Vectors have become a foundational data structure for AI. Modern vector databases are quickly becoming essential infrastructure for AI-native teams, but they’re only as good as the context you feed them. At the surface, working with vector databases is simple: take unstructured data, embed it, and write to your database along with attributes for filtering and reranking based on business logic.
Unfortunately, building the real-time pipelines to keep those attributes fresh is extremely difficult. Consider a simple example: when a user’s permissions change in your operational database, how quickly can you reflect that change across millions of vectors? Every minute of lag is a minute where users might miss critical information they need or worse: see results they shouldn’t.
The problem…
Vectors have become a foundational data structure for AI. Modern vector databases are quickly becoming essential infrastructure for AI-native teams, but they’re only as good as the context you feed them. At the surface, working with vector databases is simple: take unstructured data, embed it, and write to your database along with attributes for filtering and reranking based on business logic.

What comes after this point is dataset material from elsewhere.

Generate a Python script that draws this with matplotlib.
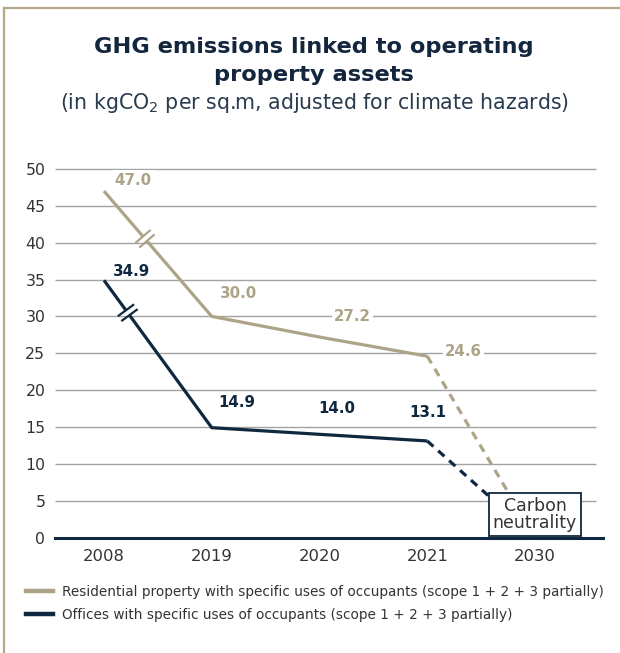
import numpy as np
import matplotlib
matplotlib.use("Agg")
import matplotlib.pyplot as plt
from matplotlib.lines import Line2D

# dados
years = ["2008", "2019", "2020", "2021", "2030"]
residential = [47.0, 30.0, 27.2, 24.6, 0.0]
offices = [34.9, 14.9, 14.0, 13.1, 0.0]
res_labels = ["47.0", "30.0", "27.2", "24.6"]
off_labels = ["34.9", "14.9", "14.0", "13.1"]
yticks = [0, 5, 10, 15, 20, 25, 30, 35, 40, 45, 50]

beige = "#ada488"
navy = "#10283f"
grid_c = "#a3a3a3"
text_c = "#333333"

plt.rcParams["font.family"] = ["DejaVu Sans"]
plt.rcParams["mathtext.default"] = "regular"

W, H = 620, 653
fig = plt.figure(figsize=(W / 100, H / 100), dpi=100)

def px(x, y):
    return x / W, 1 - y / H

# eixo: 0 -> y=537.5 px, 7.37 px por unidade
y0, ppu = 537.5, 7.37
ymax = 52
x_left, x_right = 55, 603
x_first, spacing = 104, 107.75
ax = fig.add_axes([x_left / W, 1 - y0 / H, (x_right - x_left) / W, ymax * ppu / H])
ax.set_xlim((x_left - x_first) / spacing, (x_right - x_first) / spacing)
ax.set_ylim(0, ymax)
for s in ax.spines.values():
    s.set_visible(False)

x = np.arange(len(years))
grid_end = (596 - x_first) / spacing
ax.hlines(yticks[1:], ax.get_xlim()[0], grid_end, color=grid_c, lw=1, zorder=1)
ax.axhline(0, color=navy, lw=2.2, zorder=5, clip_on=False)

ax.set_yticks(yticks)
ax.set_yticklabels([str(v) for v in yticks], fontsize=11.3, color=text_c)
ax.set_xticks(x)
ax.set_xticklabels(years, fontsize=11.8, color=text_c)
ax.tick_params(length=0)
ax.tick_params(axis="y", pad=7)
ax.tick_params(axis="x", pad=8)

# linhas
ax.plot(x[:4], residential[:4], color=beige, lw=2.3, zorder=3, solid_capstyle="butt")
ax.plot(x[:4], offices[:4], color=navy, lw=2.3, zorder=3, solid_capstyle="butt")
ax.plot(x[3:], residential[3:], color=beige, lw=2.3, ls=(0, (2.6, 2.0)), zorder=2)
ax.plot(x[3:], offices[3:], color=navy, lw=2.3, ls=(0, (2.6, 2.0)), zorder=2)

# marcas de quebra no primeiro segmento
def quebra(yvals, t, color):
    tr = ax.transData
    p0 = tr.transform((x[0], yvals[0]))
    p1 = tr.transform((x[1], yvals[1]))
    u = (p1 - p0) / np.linalg.norm(p1 - p0)
    n = np.array([-u[1], u[0]])
    m = p0 + t * (p1 - p0)
    inv = tr.inverted()
    g = inv.transform([m - 3 * u, m + 3 * u])
    ax.plot(g[:, 0], g[:, 1], color="white", lw=4, zorder=4, solid_capstyle="butt")
    for s in (-3, 3):
        c = m + s * u
        seg = inv.transform([c - 9 * n, c + 9 * n])
        ax.plot(seg[:, 0], seg[:, 1], color=color, lw=1.6, zorder=4)

quebra(residential, 0.38, beige)
quebra(offices, 0.22, navy)

# rótulos de valores (offset em px)
res_off = [(29, 11), (27, 23), (33, 21), (36, 5)]
off_off = [(28, 9), (25, 25), (17, 26), (1, 28)]
for i, (lab, (dx, dy)) in enumerate(zip(res_labels, res_off)):
    ax.annotate(lab, (x[i], residential[i]), xytext=(dx * 0.72, dy * 0.72),
                textcoords="offset points", ha="center", va="center",
                fontsize=10.8, fontweight="bold", color=beige, zorder=6,
                bbox=dict(boxstyle="square,pad=0.15", fc="white", ec="none"))
for i, (lab, (dx, dy)) in enumerate(zip(off_labels, off_off)):
    ax.annotate(lab, (x[i], offices[i]), xytext=(dx * 0.72, dy * 0.72),
                textcoords="offset points", ha="center", va="center",
                fontsize=10.8, fontweight="bold", color=navy, zorder=6)

ax.text(x[4], 3.1, "Carbon\nneutrality", ha="center", va="center", fontsize=12.5,
        color=text_c, linespacing=0.95, zorder=7,
        bbox=dict(boxstyle="square,pad=0.22", fc="white", ec=navy, lw=1.3))

# títulos
fig.text(*px(314, 47), "GHG emissions linked to operating", ha="center", va="center",
         fontsize=16.2, fontweight="bold", color="#13263d")
fig.text(*px(314, 75), "property assets", ha="center", va="center",
         fontsize=16.2, fontweight="bold", color="#13263d")
fig.text(*px(314, 103), "(in kgCO$_2$ per sq.m, adjusted for climate hazards)",
         ha="center", va="center", fontsize=14.8, color="#2a3b4f")

# legenda
handles = [Line2D([], [], color=beige, lw=3.2), Line2D([], [], color=navy, lw=3.2)]
labels = ["Residential property with specific uses of occupants (scope 1 + 2 + 3 partially)",
          "Offices with specific uses of occupants (scope 1 + 2 + 3 partially)"]
fig.legend(handles, labels, loc="upper left", bbox_to_anchor=px(26, 585), frameon=False,
           fontsize=9.8, borderpad=0, borderaxespad=0, handlelength=1.95,
           handletextpad=0.7, labelspacing=0.68, labelcolor=text_c)

# moldura
fig.add_artist(Line2D([4 / W, 1], [1 - 8 / H, 1 - 8 / H], color="#b3a888", lw=1.6))
fig.add_artist(Line2D([4 / W, 4 / W], [1 - 8 / H, 0], color="#b3a888", lw=1.6))

fig.savefig("out.png", dpi=100)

Unfortunately, building the real-time pipelines to keep those attributes fresh is extremely difficult. Consider a simple example: when a user’s permissions change in your operational database, how quickly can you reflect that change across millions of vectors? Every minute of lag is a minute where users might miss critical information they need or worse: see results they shouldn’t.
The problem is that traditional approaches to data ingestion force a difficult choice: either accept stale attributes (and poor user experiences), or burn compute cycles recalculating attributes—on write if you’re storing attributes directly in your vector database, or on read if you’re joining them externally via pre or post-filtering. At scale, most teams cobble together specialized pipelines trying to thread this needle – CDC streams, read replicas, cache layers, and queue systems – creating a web of complexity that’s fragile, expensive, and full of correctness issues.

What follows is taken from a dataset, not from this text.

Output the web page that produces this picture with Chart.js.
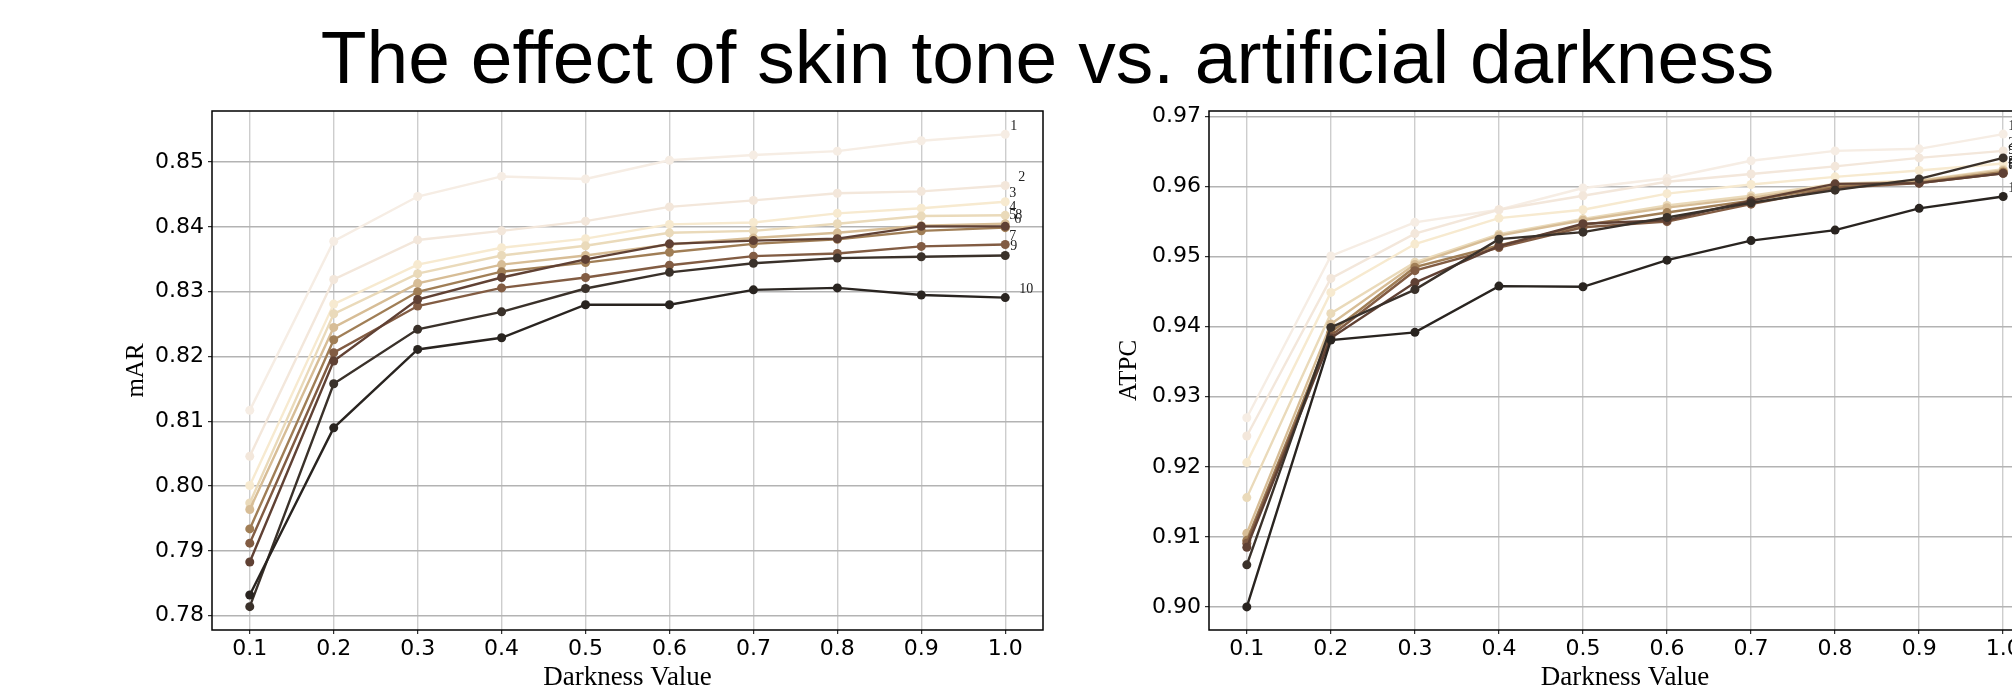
<!DOCTYPE html>
<html>
<head>
<meta charset="utf-8">
<title>The effect of skin tone vs. artificial darkness</title>
<script src="https://cdn.jsdelivr.net/npm/chart.js@4.4.1/dist/chart.umd.min.js"></script>
<style>
  html, body { margin: 0; padding: 0; background: #fff; }
  body { width: 2012px; height: 699px; overflow: hidden; position: relative; }
  #title {
    position: absolute; left: 0; top: 19px; width: 2095px;
    text-align: center; white-space: nowrap; color: #000;
    font-family: "Liberation Sans", Arial, sans-serif; font-size: 75px; line-height: 76px;
  }
  #marChart { position: absolute; left: 0; top: 0; }
  #atpcChart { position: absolute; left: 1100px; top: 0; }
</style>
</head>
<body>
<div id="title">The effect of skin tone vs. artificial darkness</div>
<canvas id="marChart" width="1100" height="699"></canvas>
<canvas id="atpcChart" width="1000" height="699"></canvas>
<script>
// x values and tick labels
const darkness = [0.1, 0.2, 0.3, 0.4, 0.5, 0.6, 0.7, 0.8, 0.9, 1.0];
const marTicks = [0.78, 0.79, 0.80, 0.81, 0.82, 0.83, 0.84, 0.85];
const atpcTicks = [0.90, 0.91, 0.92, 0.93, 0.94, 0.95, 0.96, 0.97];

// skin tones 1 (lightest) .. 10 (darkest)
const tones = ["1", "2", "3", "4", "5", "6", "7", "8", "9", "10"];
const toneColors = ["#f6ede4", "#f3e7db", "#f7ead0", "#eadaba", "#d7bd96",
                    "#a07e56", "#825c43", "#604134", "#3a312a", "#292420"];

// mAR per tone, one row per tone, one value per darkness
const marValues = [
  [0.8117, 0.8378, 0.8447, 0.8478, 0.8474, 0.8503, 0.8511, 0.8517, 0.8533, 0.8543],
  [0.8046, 0.8319, 0.8380, 0.8394, 0.8409, 0.8431, 0.8441, 0.8452, 0.8455, 0.8464],
  [0.8001, 0.8281, 0.8342, 0.8368, 0.8382, 0.8404, 0.8407, 0.8421, 0.8429, 0.8439],
  [0.7974, 0.8266, 0.8328, 0.8356, 0.8371, 0.8391, 0.8394, 0.8405, 0.8417, 0.8418],
  [0.7964, 0.8245, 0.8313, 0.8342, 0.8356, 0.8373, 0.8383, 0.8391, 0.8402, 0.8405],
  [0.7934, 0.8226, 0.8300, 0.8331, 0.8345, 0.8361, 0.8374, 0.8381, 0.8394, 0.8399],
  [0.7912, 0.8206, 0.8278, 0.8306, 0.8322, 0.8341, 0.8355, 0.8359, 0.8370, 0.8373],
  [0.7883, 0.8193, 0.8288, 0.8322, 0.8350, 0.8374, 0.8379, 0.8382, 0.8401, 0.8401],
  [0.7814, 0.8158, 0.8242, 0.8269, 0.8305, 0.8330, 0.8344, 0.8352, 0.8354, 0.8356],
  [0.7832, 0.8090, 0.8211, 0.8229, 0.8280, 0.8280, 0.8303, 0.8306, 0.8295, 0.8291]
];

// ATPC per tone
const atpcValues = [
  [0.9270, 0.9501, 0.9549, 0.9567, 0.9598, 0.9612, 0.9637, 0.9651, 0.9654, 0.9675],
  [0.9244, 0.9469, 0.9533, 0.9567, 0.9587, 0.9607, 0.9618, 0.9629, 0.9641, 0.9651],
  [0.9206, 0.9449, 0.9518, 0.9555, 0.9567, 0.9590, 0.9603, 0.9614, 0.9623, 0.9633],
  [0.9156, 0.9419, 0.9492, 0.9532, 0.9554, 0.9573, 0.9587, 0.9604, 0.9609, 0.9625],
  [0.9105, 0.9404, 0.9489, 0.9530, 0.9552, 0.9570, 0.9584, 0.9602, 0.9608, 0.9623],
  [0.9095, 0.9392, 0.9485, 0.9516, 0.9545, 0.9563, 0.9580, 0.9600, 0.9606, 0.9621],
  [0.9091, 0.9387, 0.9480, 0.9513, 0.9542, 0.9550, 0.9575, 0.9598, 0.9605, 0.9619],
  [0.9085, 0.9384, 0.9463, 0.9515, 0.9547, 0.9552, 0.9580, 0.9604, 0.9605, 0.9619],
  [0.9060, 0.9399, 0.9453, 0.9525, 0.9535, 0.9556, 0.9577, 0.9595, 0.9611, 0.9641],
  [0.9000, 0.9381, 0.9392, 0.9458, 0.9457, 0.9495, 0.9523, 0.9538, 0.9569, 0.9586]
];

// nudges (px) for the tone numbers written next to the last point
const marNudge = [[5, -8], [13, -8], [4, -8], [4, -8], [4, -8], [9, -8], [4, -8], [10, -11], [5, -9], [14, -8]];
const atpcNudge = [[5, -8], [5, -8], [5, -8], [5, -8], [5, -8], [5, -8], [5, -8], [5, -8], [5, -8], [5, -8]];

const tickFont = { family: "'DejaVu Sans', sans-serif", size: 22 };
const labelFont = { family: "'Liberation Serif', 'DejaVu Serif', serif", size: 25 };

// black frame round the plot area
const framePlugin = {
  id: "frame",
  afterDatasetsDraw(chart) {
    const { ctx, chartArea: a } = chart;
    ctx.save();
    ctx.strokeStyle = "#000";
    ctx.lineWidth = 1.5;
    ctx.strokeRect(a.left, a.top, a.right - a.left, a.bottom - a.top);
    ctx.restore();
  }
};

// tone number at the end of each line
const endLabelPlugin = {
  id: "endLabels",
  afterDraw(chart, args, opts) {
    const { ctx, scales } = chart;
    ctx.save();
    ctx.font = "14px 'Liberation Serif', serif";
    ctx.fillStyle = "#222";
    ctx.textAlign = "left";
    ctx.textBaseline = "middle";
    chart.data.datasets.forEach((ds, i) => {
      const last = ds.data[ds.data.length - 1];
      const x = scales.x.getPixelForValue(last.x) + opts.nudge[i][0];
      const y = scales.y.getPixelForValue(last.y) + opts.nudge[i][1];
      ctx.fillText(ds.label, x, y);
    });
    ctx.restore();
  }
};

function makeChart(id, values, yTicks, yMin, yMax, yTitle, axisWidth, titlePad, rightPad, nudge) {
  const datasets = values.map((row, i) => ({
    label: tones[i],
    data: row.map((v, j) => ({ x: darkness[j], y: v })),
    borderColor: toneColors[i],
    backgroundColor: toneColors[i],
    pointBackgroundColor: toneColors[i],
    pointBorderColor: toneColors[i],
    borderWidth: 2.4,
    pointRadius: 4.5,
    pointBorderWidth: 0,
    tension: 0,
    order: values.length - i // darkest drawn on top
  }));

  return new Chart(document.getElementById(id), {
    type: "line",
    data: { datasets },
    plugins: [framePlugin, endLabelPlugin],
    options: {
      responsive: false,
      animation: false,
      events: [],
      layout: { padding: { top: 111, right: rightPad, bottom: 0, left: 0 } },
      plugins: {
        legend: { display: false },
        tooltip: { enabled: false },
        endLabels: { nudge }
      },
      scales: {
        x: {
          type: "linear",
          min: 0.055,
          max: 1.045,
          afterBuildTicks: (s) => { s.ticks = darkness.map((v) => ({ value: v })); },
          afterFit: (s) => { s.height = 69; },
          border: { display: false },
          grid: { color: "#cdcdcd", lineWidth: 1.4, tickLength: 4, tickColor: "#000", tickWidth: 1 },
          ticks: { font: tickFont, color: "#000", padding: 2, maxRotation: 0, callback: (v) => v.toFixed(1) },
          title: { display: true, text: "Darkness Value", font: { ...labelFont, size: 27 }, color: "#000", padding: { top: 0, bottom: 5 } }
        },
        y: {
          type: "linear",
          min: yMin,
          max: yMax,
          afterBuildTicks: (s) => { s.ticks = yTicks.map((v) => ({ value: v })); },
          afterFit: (s) => { s.width = axisWidth; },
          border: { display: false },
          grid: { color: "#b3b3b3", lineWidth: 1.4, tickLength: 4, tickColor: "#000", tickWidth: 1 },
          ticks: { font: tickFont, color: "#000", padding: 4, callback: (v) => v.toFixed(2) },
          title: { display: true, text: yTitle, font: labelFont, color: "#000", padding: { top: titlePad, bottom: 0 } }
        }
      }
    }
  });
}

makeChart("marChart", marValues, marTicks, 0.7778, 0.8579, "mAR", 212, 121, 57, marNudge);
makeChart("atpcChart", atpcValues, atpcTicks, 0.8967, 0.9708, "ATPC", 109, 14, 59, atpcNudge);
</script>
</body>
</html>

The stakes couldn’t be higher. Getting this right is the difference between agent responses that seem accurate and relevant, and lost trust in yet another AI initiative. Unfortunately the design patterns for doing this correctly are usually out of reach due to time or budget constraints.
In this post, you’ll learn how Materialize can streamline your vector database ingestion pipeline by keeping attributes up to date to support filtering and reranking on fresh, correct data. The key is using incremental view maintenance to move core denormalization work from a reactive approach where the work happens on demand, to a proactive one, where work happens as source systems change.

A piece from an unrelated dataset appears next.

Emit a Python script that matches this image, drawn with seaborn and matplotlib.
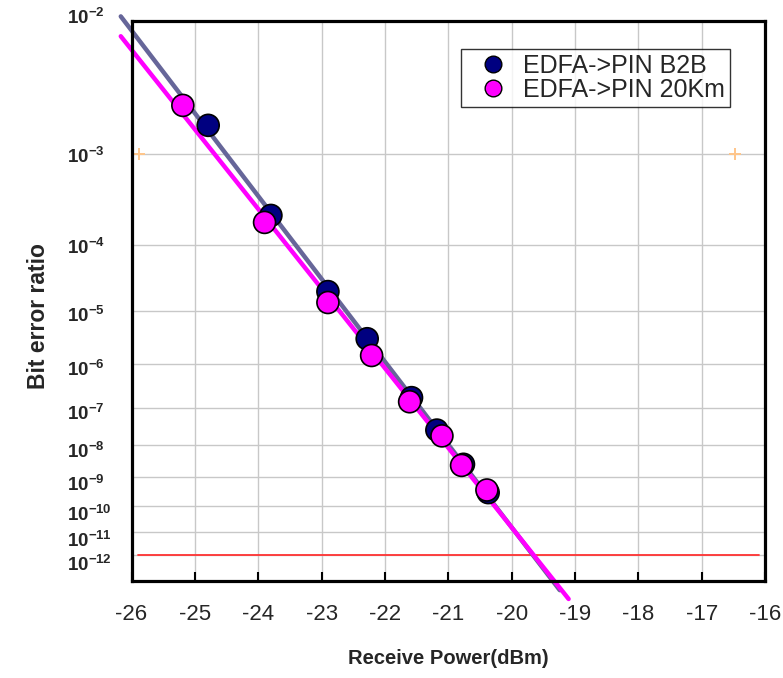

We’ll use turbopuffer as our primary example throughout this post. We’ll also use a customer support system as our domain example.
Attribute Filtering
Vector databases increasingly support applying filters based on attributes (structured data) during vector search, rather than only through pre- or post-filtering. Turbopuffer pioneered an approach to this problem called native filtering, which improves both performance and recall by finding results based on similarity and filters simultaneously.
python
# Native filtering (attributes stored in vector database)
results = turbopuffer.namespace("support_tickets").query(
rank_by=("vector", "ANN", embed("payment timeout")),
filters=(
"And",
(
("subscription_plan", "Eq", "PRO"), # Must be current
("priority_score", "Gt", 75), # Computed from multiple sources
("sla_breach", "Eq", "False"), # Real-time calculation needed
)
),
top_k=10,
include_attributes=["subscription_plan", "priority_score", "sla_breach", "id"]
)
# With stale attributes, this user might miss critical tickets
To enable native filtering, you need to write attributes alongside your vectors. While embedding is a well publicized cost, the hidden expense is calculating correct and relevant attributes from your operational data.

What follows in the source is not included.